Still frame from "Świteź", dir. Kamil Polak
The animated short film "Świteź" by Kamil Polak has won the main prize in the Short film competition at the 12th Las Palmas de Gran Canaria International Film Festival in the Grand Canary islands
15 short films from around the globe competed for the award, with Damian Nenow's Paths of Hate the only other film from Poland. The international jury was headed by renowned Polish director
Jerzy Skolimowski. Other members of the jury were Armenian actress Arsinée Khanjian, French film critic and writer Pascal Vimenet, promoter of African cinema Michel Ouedraogo, and Spanish director Vicente Molina Foix.
Switez is an adaptation of the romantic ballads of Poland's national poet Adam Mickiewicz. The 21-minute film merges traditional painting and three-dimensional animation, along with music and literature, to tell the story of a mysterious lake at the bottom of which lies an enchanted medieval town. The action takes place over two time periods: the modern era and the medieval surroundings of Mickiewicz, when according to legend, the city of Świteź was flooded.

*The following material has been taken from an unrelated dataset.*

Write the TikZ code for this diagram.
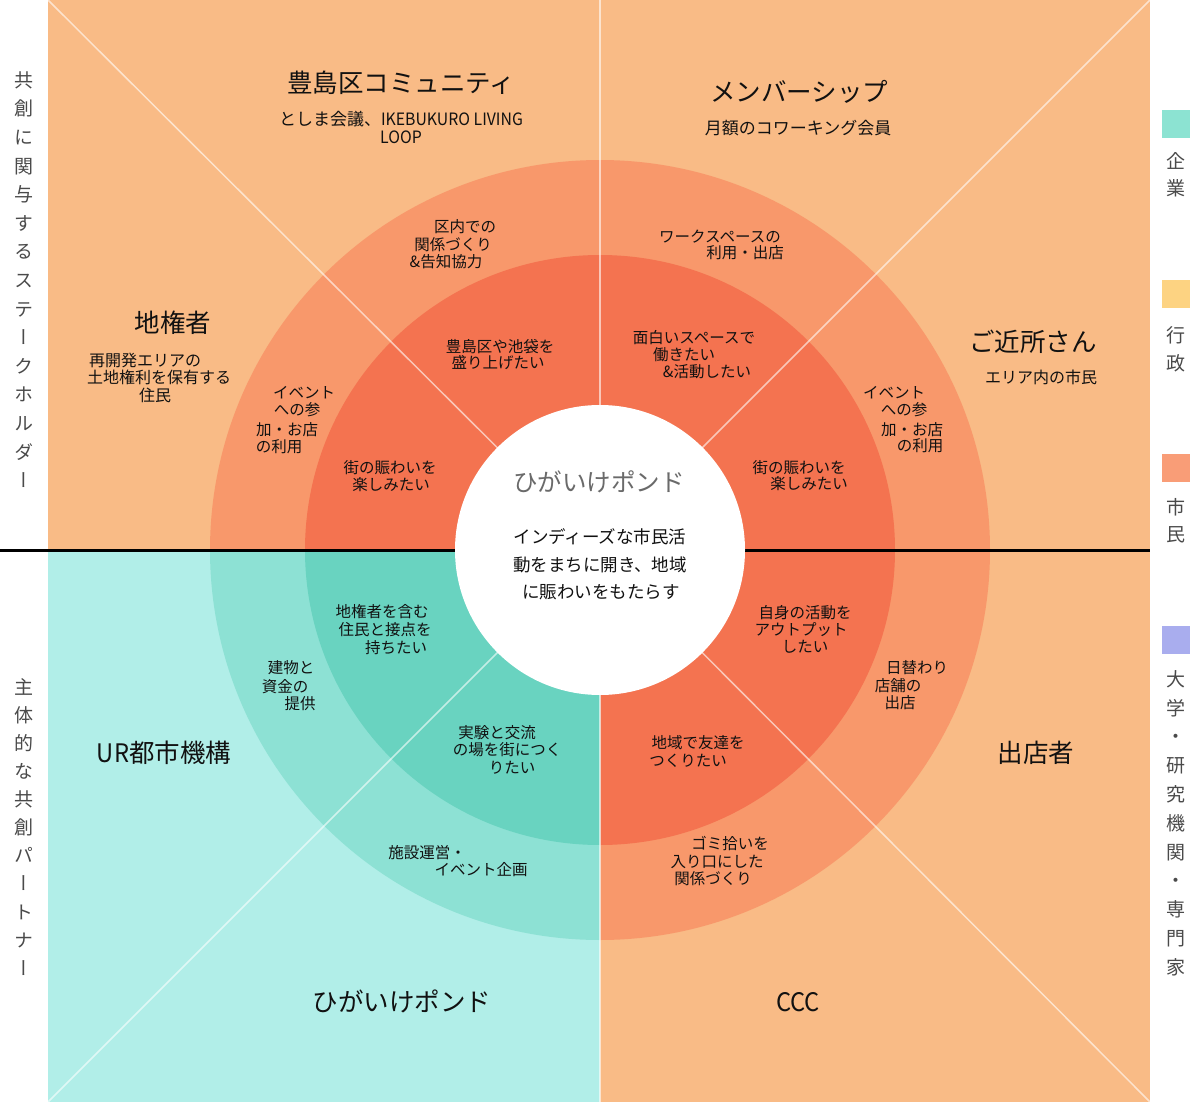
\documentclass[tikz,border=0pt]{standalone}
\usepackage{fontspec}
\setmainfont{Noto Sans CJK JP}
\newfontfamily\vertjp[RawFeature=+vert]{Noto Sans CJK JP}
\definecolor{bgO}{HTML}{F9BB86}
\definecolor{rOa}{HTML}{F8986B}
\definecolor{rOb}{HTML}{F47350}
\definecolor{bgT}{HTML}{B1EEE8}
\definecolor{rTa}{HTML}{8DE1D4}
\definecolor{rTb}{HTML}{69D3C0}
\definecolor{lgT}{HTML}{8CE3D2}
\definecolor{lgY}{HTML}{FDD382}
\definecolor{lgS}{HTML}{F99D77}
\definecolor{lgL}{HTML}{A9ADEE}
\definecolor{txt}{HTML}{111111}
\definecolor{sidetxt}{HTML}{4A4A4A}
\definecolor{ctrgray}{HTML}{6A6A6A}
\begin{document}
\begin{tikzpicture}[x=1pt,y=-1pt,
  fs/.style={font=\fontsize{#1}{#1}\selectfont, text height=0.88*#1pt, text depth=0.12*#1pt, inner sep=0pt, text=txt},
  ttl/.style={fs=25.5},
  subt/.style={fs=17},
  ring/.style={fs=15.5},
  ctrtxt/.style={fs=17.5},
  side/.style={fs=19, text=sidetxt, font=\fontsize{19}{19}\vertjp},
  sq/.style={minimum width=28pt, minimum height=28pt, inner sep=0pt},
  diag/.style={white, opacity=0.6, line width=1.5pt},
  vline/.style={white, opacity=0.6, line width=1.5pt}
]
\useasboundingbox (0,0) rectangle (1200,1102);
\coordinate (c) at (600,550);
\coordinate (tl) at (48,0);
\coordinate (tr) at (1150,0);
\coordinate (bl) at (48,1102);
\coordinate (br) at (1150,1102);
\coordinate (vt) at (600,0);
\coordinate (vb) at (600,1102);
\coordinate (hl) at (0,550);
\coordinate (hr) at (1150,550);
% backgrounds
\fill[bgO] (48,0) rectangle (1150,550);
\fill[bgO] (600,550) rectangle (1150,1102);
\fill[bgT] (48,550) rectangle (600,1102);
% rings
\begin{scope}
\clip (48,0) rectangle (1150,550);
\fill[rOa] (c) circle[radius=390pt];
\fill[rOb] (c) circle[radius=295pt];
\end{scope}
\begin{scope}
\clip (600,550) rectangle (1150,1102);
\fill[rOa] (c) circle[radius=390pt];
\fill[rOb] (c) circle[radius=295pt];
\end{scope}
\begin{scope}
\clip (48,550) rectangle (600,1102);
\fill[rTa] (c) circle[radius=390pt];
\fill[rTb] (c) circle[radius=295pt];
\end{scope}
% lines
\draw[diag] (tl) -- (c);
\draw[diag] (tr) -- (c);
\draw[diag] (bl) -- (c);
\draw[diag] (br) -- (c);
\draw[vline] (vt) -- (vb);
\draw[black, line width=3pt] (hl) -- (hr);
\node[circle, fill=white, minimum size=290pt, inner sep=0pt] (hub) at (c) {};
% legend
\node[sq, fill=lgT] (lg1) at (1176,124) {};
\node[sq, fill=lgY] (lg2) at (1176,294) {};
\node[sq, fill=lgS] (lg3) at (1176,467.5) {};
\node[sq, fill=lgL] (lg4) at (1176,639.5) {};
\foreach \ch [count=\i] in {企,業}
  \node[side] (la-\i) at (1176,{161+27.5*(\i-1)}) {\ch};
\foreach \ch [count=\i] in {行,政}
  \node[side] (lb-\i) at (1176,{335+28*(\i-1)}) {\ch};
\foreach \ch [count=\i] in {市,民}
  \node[side] (lc-\i) at (1176,{507+27*(\i-1)}) {\ch};
\foreach \ch [count=\i] in {大,学,・,研,究,機,関,・,専,門,家}
  \node[side] (ld-\i) at (1176,{679+28.8*(\i-1)}) {\ch};
% left side texts
\foreach \ch [count=\i] in {共,創,に,関,与,す,る,ス,テ,ー,ク,ホ,ル,ダ,ー}
  \node[side] (sa-\i) at (24,{80+28.6*(\i-1)}) {\ch};
\foreach \ch [count=\i] in {主,体,的,な,共,創,パ,ー,ト,ナ,ー}
  \node[side] (sb-\i) at (24,{687+28.1*(\i-1)}) {\ch};
% top-left
\node[ttl] (t1) at (401,83) {豊島区コミュニティ};
\node[subt] (t1a) at (401,119) {としま会議、\scalebox{0.93}[1]{IKEBUKURO LIVING}};
\node[subt] (t1b) at (401,137) {\scalebox{0.93}[1]{LOOP}};
\node[ring] (r1a) at (465,227) {区内での};
\node[ring] (r1b) at (453,245) {関係づくり};
\node[ring] (r1c) at (446,262) {\&告知協力};
\node[ttl] (t2) at (173,323) {地権者};
\node[fs=16] (t2a) at (145,360) {再開発エリアの};
\node[fs=16] (t2b) at (159,377) {土地権利を保有する};
\node[fs=16] (t2c) at (155,395) {住民};
\node[ring] (r2a) at (304,393) {イベント};
\node[ring] (r2b) at (297,410) {への参};
\node[ring] (r2c) at (287,430) {加・お店};
\node[ring] (r2d) at (279,447) {の利用};
\node[ring] (i1a) at (390,468) {街の賑わいを};
\node[ring] (i1b) at (391,485) {楽しみたい};
\node[ring] (i2a) at (500,347) {豊島区や池袋を};
\node[ring] (i2b) at (498,363) {盛り上げたい};
% top-right
\node[ttl] (t3) at (799,92) {メンバーシップ};
\node[subt] (t3a) at (798,128) {月額のコワーキング会員};
\node[ring] (r3a) at (720,237) {ワークスペースの};
\node[ring] (r3b) at (745,253) {利用・出店};
\node[ring] (i3a) at (694,338) {面白いスペースで};
\node[ring] (i3b) at (684,355) {働きたい};
\node[ring] (i3c) at (707,372) {\&活動したい};
\node[ttl] (t4) at (1033,342) {ご近所さん};
\node[fs=16] (t4a) at (1041,377) {エリア内の市民};
\node[ring] (r4a) at (894,393) {イベント};
\node[ring] (r4b) at (904,410) {への参};
\node[ring] (r4c) at (912,430) {加・お店};
\node[ring] (r4d) at (920,446) {の利用};
\node[ring] (i4a) at (799,468) {街の賑わいを};
\node[ring] (i4b) at (809,484) {楽しみたい};
% bottom-left
\node[ring] (i5a) at (382,612) {地権者を含む};
\node[ring] (i5b) at (385,630) {住民と接点を};
\node[ring] (i5c) at (396,648) {持ちたい};
\node[ring] (r5a) at (291,668) {建物と};
\node[ring] (r5b) at (285,687) {資金の};
\node[ring] (r5c) at (300,704) {提供};
\node[ttl] (t5) at (164,753) {\scalebox{0.93}[1]{UR}都市機構};
\node[ring] (i6a) at (497,733) {実験と交流};
\node[ring] (i6b) at (507,750) {の場を街につく};
\node[ring] (i6c) at (512,768) {りたい};
\node[ring] (r6a) at (427,853) {施設運営・};
\node[ring] (r6b) at (481,870) {イベント企画};
\node[ttl] (t6) at (402,1002) {ひがいけポンド};
% bottom-right
\node[ring] (i7a) at (805,613) {自身の活動を};
\node[ring] (i7b) at (801,630) {アウトプット};
\node[ring] (i7c) at (805,647) {したい};
\node[ring] (r7a) at (917,668) {日替わり};
\node[ring] (r7b) at (898,686) {店舗の};
\node[ring] (r7c) at (900,703) {出店};
\node[ttl] (t7) at (1036,753) {出店者};
\node[ring] (i8a) at (698,743) {地域で友達を};
\node[ring] (i8b) at (688,761) {つくりたい};
\node[ring] (r8a) at (730,844) {ゴミ拾いを};
\node[ring] (r8b) at (717,862) {入り口にした};
\node[ring] (r8c) at (713,879) {関係づくり};
\node[ttl] (t8) at (798,1002) {\scalebox{0.93}[1]{CCC}};
% center
\node[fs=24.5, text=ctrgray] (c1) at (599,482) {ひがいけポンド};
\node[ctrtxt] (c2) at (600,537) {インディーズな市民活};
\node[ctrtxt] (c3) at (600,565) {動をまちに開き、地域};
\node[ctrtxt] (c4) at (601,592) {に賑わいをもたらす};
\end{tikzpicture}
\end{document}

I had some concerns with making a very Polish picture, impossible [for audiences] to understand without knowing the poem. When the movie was accepted into the festival in Berlin, I thought, "Well, OK, but after all they also had a romantic movement [in literature]." I breathed a sigh of relief when I got an enthusiastic e-mail from the organizers of the festival in Tehran. They understood my film, people brought up in a different culture, different literary and religious traditions. Then I realized how universal the feeling of nostalgia is.
-Kamil Polak in an interview with Newsweek.pl, February 12 2011
The film combines elements of oil painting and three-dimensional space while at the same time expressing classical animation with effects and computer animation. The unique aesthetics of images is achieved by using the latest technologies, the effect of "brush strokes". Work on the film - from concept to completion - took seven years. The film was produced at the Human Ark computer graphics studio in Warsaw.
Kamil Polak's animation also competed in the Short Film Competition of the 61th edition of the Berlin International Film Festival. The film was made with the support of the Polish Film Institute.